THE TASK: Take the lines from the one with "Reproduce this diagram with TikZ." through the one with "(0,0) rectangle (745,473);", both ends kept, and reproduce them exactly without the pictures.

Source code of charts:
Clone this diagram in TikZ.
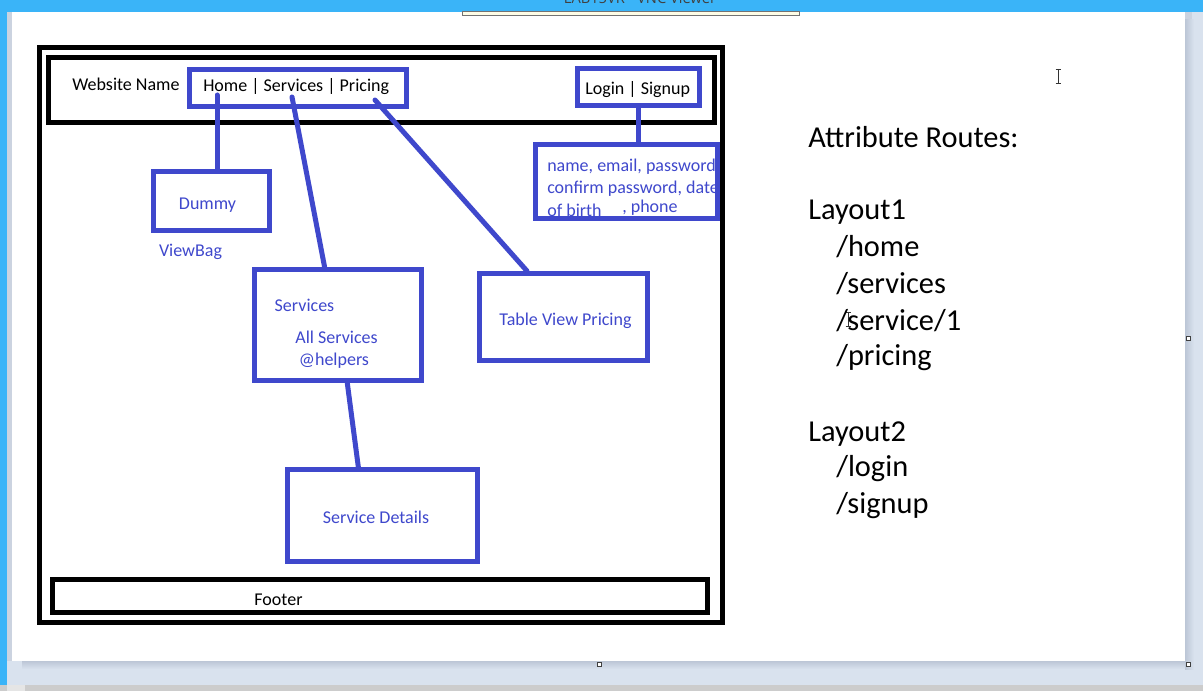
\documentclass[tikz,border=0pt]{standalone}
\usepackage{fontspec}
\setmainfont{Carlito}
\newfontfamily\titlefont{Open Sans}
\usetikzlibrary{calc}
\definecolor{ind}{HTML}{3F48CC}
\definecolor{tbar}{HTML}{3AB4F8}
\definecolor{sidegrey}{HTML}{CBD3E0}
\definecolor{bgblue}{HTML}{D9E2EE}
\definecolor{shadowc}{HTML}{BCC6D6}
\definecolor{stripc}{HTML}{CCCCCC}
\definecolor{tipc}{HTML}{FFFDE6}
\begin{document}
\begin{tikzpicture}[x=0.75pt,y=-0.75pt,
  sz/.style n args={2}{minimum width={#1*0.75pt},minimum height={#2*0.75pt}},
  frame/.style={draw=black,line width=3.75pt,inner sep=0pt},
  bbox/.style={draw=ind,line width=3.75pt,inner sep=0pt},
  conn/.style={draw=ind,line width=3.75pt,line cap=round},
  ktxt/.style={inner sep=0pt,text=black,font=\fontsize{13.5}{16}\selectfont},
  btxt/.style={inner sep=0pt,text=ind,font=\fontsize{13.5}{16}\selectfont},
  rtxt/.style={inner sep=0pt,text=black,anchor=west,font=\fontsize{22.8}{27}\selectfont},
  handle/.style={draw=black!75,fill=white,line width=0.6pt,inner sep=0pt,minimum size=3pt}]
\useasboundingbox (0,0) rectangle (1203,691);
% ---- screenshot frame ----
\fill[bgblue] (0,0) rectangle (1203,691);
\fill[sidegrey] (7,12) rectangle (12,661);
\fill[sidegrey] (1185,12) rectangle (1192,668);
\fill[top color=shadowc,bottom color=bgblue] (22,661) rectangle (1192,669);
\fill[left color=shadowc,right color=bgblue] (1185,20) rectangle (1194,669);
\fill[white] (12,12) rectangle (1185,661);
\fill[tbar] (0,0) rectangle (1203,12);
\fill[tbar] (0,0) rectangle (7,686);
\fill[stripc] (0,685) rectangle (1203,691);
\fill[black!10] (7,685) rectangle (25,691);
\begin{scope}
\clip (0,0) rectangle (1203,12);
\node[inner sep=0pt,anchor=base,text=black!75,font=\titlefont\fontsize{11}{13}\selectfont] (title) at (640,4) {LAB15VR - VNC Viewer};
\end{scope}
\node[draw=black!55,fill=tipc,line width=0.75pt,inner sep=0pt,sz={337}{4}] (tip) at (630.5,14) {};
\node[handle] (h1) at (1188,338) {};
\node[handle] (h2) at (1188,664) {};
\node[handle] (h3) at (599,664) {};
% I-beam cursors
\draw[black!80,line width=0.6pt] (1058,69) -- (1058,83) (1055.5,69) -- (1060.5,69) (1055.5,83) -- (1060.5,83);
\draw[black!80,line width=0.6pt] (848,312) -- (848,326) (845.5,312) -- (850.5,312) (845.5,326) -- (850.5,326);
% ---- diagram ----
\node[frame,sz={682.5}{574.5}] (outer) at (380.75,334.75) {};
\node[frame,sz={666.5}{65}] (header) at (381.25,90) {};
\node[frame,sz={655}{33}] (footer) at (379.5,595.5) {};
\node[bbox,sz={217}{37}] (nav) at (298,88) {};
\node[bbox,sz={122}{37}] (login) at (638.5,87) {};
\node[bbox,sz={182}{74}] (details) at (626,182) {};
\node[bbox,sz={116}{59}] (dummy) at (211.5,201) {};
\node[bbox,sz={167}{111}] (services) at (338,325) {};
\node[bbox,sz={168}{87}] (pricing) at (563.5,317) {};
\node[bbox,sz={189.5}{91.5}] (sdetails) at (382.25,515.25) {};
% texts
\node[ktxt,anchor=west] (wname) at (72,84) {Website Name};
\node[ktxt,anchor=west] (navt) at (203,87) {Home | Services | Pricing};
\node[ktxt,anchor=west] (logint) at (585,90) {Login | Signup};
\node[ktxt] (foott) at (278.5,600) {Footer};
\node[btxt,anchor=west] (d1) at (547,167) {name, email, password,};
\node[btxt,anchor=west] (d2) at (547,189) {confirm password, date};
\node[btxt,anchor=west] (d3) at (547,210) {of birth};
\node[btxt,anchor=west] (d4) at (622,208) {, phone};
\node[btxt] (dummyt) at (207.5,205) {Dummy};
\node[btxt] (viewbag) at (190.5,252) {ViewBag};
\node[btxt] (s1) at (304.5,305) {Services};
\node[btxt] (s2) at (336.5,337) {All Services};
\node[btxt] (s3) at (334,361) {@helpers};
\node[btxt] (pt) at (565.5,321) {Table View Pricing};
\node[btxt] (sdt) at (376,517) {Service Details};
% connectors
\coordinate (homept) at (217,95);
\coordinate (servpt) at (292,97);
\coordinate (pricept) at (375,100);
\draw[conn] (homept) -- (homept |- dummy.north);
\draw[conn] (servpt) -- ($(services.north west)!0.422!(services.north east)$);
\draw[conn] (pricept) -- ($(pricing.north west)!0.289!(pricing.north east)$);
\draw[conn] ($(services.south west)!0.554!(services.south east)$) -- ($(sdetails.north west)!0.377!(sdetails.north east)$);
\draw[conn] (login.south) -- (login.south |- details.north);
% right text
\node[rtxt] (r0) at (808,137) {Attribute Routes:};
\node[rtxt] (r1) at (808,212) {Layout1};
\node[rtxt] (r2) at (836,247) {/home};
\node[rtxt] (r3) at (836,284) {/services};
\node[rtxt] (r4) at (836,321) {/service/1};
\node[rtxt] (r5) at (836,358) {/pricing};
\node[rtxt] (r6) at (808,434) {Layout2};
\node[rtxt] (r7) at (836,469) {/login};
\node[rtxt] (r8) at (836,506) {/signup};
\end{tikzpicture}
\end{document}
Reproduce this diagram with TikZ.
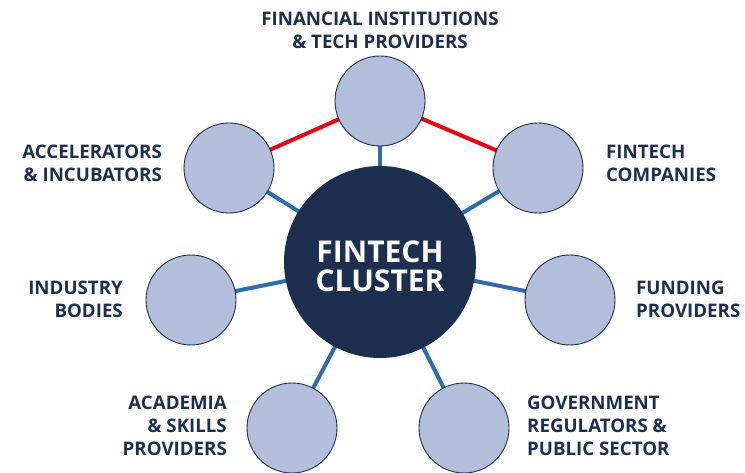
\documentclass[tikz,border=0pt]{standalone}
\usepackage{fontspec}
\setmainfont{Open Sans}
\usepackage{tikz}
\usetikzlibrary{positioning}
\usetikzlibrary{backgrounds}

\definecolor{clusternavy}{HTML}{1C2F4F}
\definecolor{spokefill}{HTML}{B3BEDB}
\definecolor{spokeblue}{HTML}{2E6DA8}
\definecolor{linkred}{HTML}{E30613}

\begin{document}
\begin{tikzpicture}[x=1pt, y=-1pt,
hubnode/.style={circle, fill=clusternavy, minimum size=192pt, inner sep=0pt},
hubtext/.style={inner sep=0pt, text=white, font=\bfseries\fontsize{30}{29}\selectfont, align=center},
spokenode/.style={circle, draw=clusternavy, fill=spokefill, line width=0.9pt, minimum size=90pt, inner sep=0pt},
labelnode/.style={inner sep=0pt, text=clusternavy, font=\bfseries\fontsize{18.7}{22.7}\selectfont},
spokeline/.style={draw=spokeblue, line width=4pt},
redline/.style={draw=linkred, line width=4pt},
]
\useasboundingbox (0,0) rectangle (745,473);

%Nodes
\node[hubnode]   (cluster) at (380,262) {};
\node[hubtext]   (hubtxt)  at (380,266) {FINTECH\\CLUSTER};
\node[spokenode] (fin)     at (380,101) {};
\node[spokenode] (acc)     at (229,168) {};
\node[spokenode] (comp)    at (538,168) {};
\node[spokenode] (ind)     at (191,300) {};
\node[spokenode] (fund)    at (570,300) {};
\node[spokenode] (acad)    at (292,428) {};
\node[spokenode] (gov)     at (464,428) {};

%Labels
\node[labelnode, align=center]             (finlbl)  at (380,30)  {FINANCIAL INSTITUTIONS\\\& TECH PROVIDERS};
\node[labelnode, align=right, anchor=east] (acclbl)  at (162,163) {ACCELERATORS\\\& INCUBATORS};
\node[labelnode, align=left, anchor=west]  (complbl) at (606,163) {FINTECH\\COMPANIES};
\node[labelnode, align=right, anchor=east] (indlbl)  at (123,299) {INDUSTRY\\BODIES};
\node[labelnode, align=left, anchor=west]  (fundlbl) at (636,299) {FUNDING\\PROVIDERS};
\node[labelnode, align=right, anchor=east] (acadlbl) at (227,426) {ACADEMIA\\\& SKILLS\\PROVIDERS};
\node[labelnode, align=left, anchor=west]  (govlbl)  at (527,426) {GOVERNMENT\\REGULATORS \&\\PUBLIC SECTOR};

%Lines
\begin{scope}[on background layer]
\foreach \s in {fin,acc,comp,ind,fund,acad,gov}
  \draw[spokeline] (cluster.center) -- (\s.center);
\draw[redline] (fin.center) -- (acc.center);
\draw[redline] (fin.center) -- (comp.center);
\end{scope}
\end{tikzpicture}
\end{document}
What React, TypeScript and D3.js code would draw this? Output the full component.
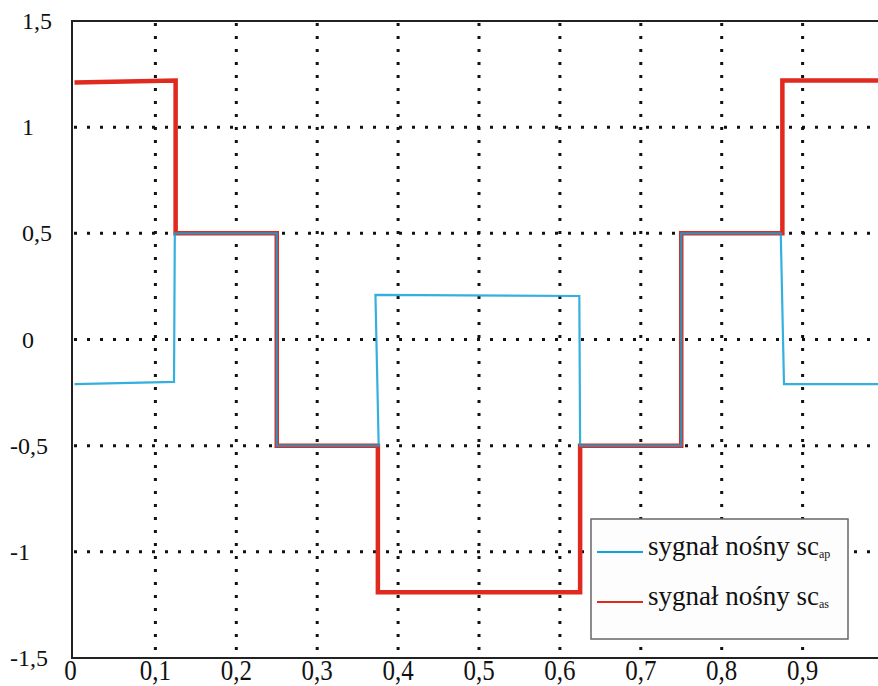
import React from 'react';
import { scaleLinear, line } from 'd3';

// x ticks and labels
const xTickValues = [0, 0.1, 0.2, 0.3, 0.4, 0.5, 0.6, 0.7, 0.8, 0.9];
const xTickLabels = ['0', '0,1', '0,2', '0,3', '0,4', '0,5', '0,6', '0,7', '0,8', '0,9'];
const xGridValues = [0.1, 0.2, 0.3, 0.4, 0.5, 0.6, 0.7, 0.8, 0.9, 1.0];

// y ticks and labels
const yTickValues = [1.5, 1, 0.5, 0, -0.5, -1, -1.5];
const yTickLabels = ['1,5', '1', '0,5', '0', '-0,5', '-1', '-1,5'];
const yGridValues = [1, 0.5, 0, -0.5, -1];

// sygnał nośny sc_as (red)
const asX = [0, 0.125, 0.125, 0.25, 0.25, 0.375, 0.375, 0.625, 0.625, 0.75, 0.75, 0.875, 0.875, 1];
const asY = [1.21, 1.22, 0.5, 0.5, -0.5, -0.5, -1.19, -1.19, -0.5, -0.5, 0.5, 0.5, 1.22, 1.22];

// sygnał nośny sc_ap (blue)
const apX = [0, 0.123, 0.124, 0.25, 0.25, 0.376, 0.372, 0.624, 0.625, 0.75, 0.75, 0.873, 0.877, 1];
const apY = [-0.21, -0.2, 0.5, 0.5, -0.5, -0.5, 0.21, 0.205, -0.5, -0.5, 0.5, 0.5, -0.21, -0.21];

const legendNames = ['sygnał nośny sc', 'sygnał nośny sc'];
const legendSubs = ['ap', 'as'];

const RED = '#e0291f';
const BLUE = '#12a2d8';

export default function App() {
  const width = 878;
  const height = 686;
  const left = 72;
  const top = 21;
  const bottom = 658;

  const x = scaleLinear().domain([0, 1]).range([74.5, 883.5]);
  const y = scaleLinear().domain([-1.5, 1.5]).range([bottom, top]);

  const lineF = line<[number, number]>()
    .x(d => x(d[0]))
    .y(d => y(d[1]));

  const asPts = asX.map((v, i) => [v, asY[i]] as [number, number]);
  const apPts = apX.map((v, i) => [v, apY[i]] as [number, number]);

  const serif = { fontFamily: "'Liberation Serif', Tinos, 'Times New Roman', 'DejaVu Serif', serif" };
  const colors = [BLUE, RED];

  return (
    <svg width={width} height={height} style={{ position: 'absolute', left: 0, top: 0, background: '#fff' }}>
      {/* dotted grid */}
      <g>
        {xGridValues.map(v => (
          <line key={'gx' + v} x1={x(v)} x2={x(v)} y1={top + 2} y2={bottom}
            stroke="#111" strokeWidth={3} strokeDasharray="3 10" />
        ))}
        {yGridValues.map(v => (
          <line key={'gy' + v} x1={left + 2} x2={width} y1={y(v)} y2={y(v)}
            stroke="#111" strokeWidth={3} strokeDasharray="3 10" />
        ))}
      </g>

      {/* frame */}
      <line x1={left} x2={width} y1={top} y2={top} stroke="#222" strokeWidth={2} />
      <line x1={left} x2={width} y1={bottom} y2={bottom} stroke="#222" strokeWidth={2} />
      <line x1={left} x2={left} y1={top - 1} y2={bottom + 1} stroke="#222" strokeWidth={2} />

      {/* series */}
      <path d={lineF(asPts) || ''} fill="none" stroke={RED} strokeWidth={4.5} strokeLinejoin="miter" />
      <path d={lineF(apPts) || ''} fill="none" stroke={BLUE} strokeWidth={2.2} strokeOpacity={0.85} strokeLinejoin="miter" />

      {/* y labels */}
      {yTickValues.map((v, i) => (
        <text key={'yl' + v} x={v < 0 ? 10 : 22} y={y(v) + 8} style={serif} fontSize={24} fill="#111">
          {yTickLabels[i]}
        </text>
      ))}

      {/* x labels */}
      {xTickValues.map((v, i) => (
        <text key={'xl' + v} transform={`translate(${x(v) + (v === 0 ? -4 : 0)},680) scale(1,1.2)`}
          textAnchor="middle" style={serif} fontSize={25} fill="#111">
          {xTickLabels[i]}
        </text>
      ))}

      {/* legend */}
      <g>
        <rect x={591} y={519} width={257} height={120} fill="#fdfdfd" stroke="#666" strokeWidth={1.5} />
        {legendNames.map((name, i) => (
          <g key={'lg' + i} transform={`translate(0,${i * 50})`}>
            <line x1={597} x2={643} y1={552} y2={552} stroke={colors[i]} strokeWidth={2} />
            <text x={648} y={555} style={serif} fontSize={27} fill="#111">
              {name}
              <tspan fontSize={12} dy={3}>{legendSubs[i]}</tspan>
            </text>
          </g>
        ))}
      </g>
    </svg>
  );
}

TASK RESULT:
Reproduce this diagram with TikZ.
\documentclass[tikz,border=0pt]{standalone}
\usepackage{fontspec}
\setmainfont{Open Sans}
\usepackage{tikz}
\usetikzlibrary{positioning}
\usetikzlibrary{backgrounds}

\definecolor{clusternavy}{HTML}{1C2F4F}
\definecolor{spokefill}{HTML}{B3BEDB}
\definecolor{spokeblue}{HTML}{2E6DA8}
\definecolor{linkred}{HTML}{E30613}

\begin{document}
\begin{tikzpicture}[x=1pt, y=-1pt,
hubnode/.style={circle, fill=clusternavy, minimum size=192pt, inner sep=0pt},
hubtext/.style={inner sep=0pt, text=white, font=\bfseries\fontsize{30}{29}\selectfont, align=center},
spokenode/.style={circle, draw=clusternavy, fill=spokefill, line width=0.9pt, minimum size=90pt, inner sep=0pt},
labelnode/.style={inner sep=0pt, text=clusternavy, font=\bfseries\fontsize{18.7}{22.7}\selectfont},
spokeline/.style={draw=spokeblue, line width=4pt},
redline/.style={draw=linkred, line width=4pt},
]
\useasboundingbox (0,0) rectangle (745,473);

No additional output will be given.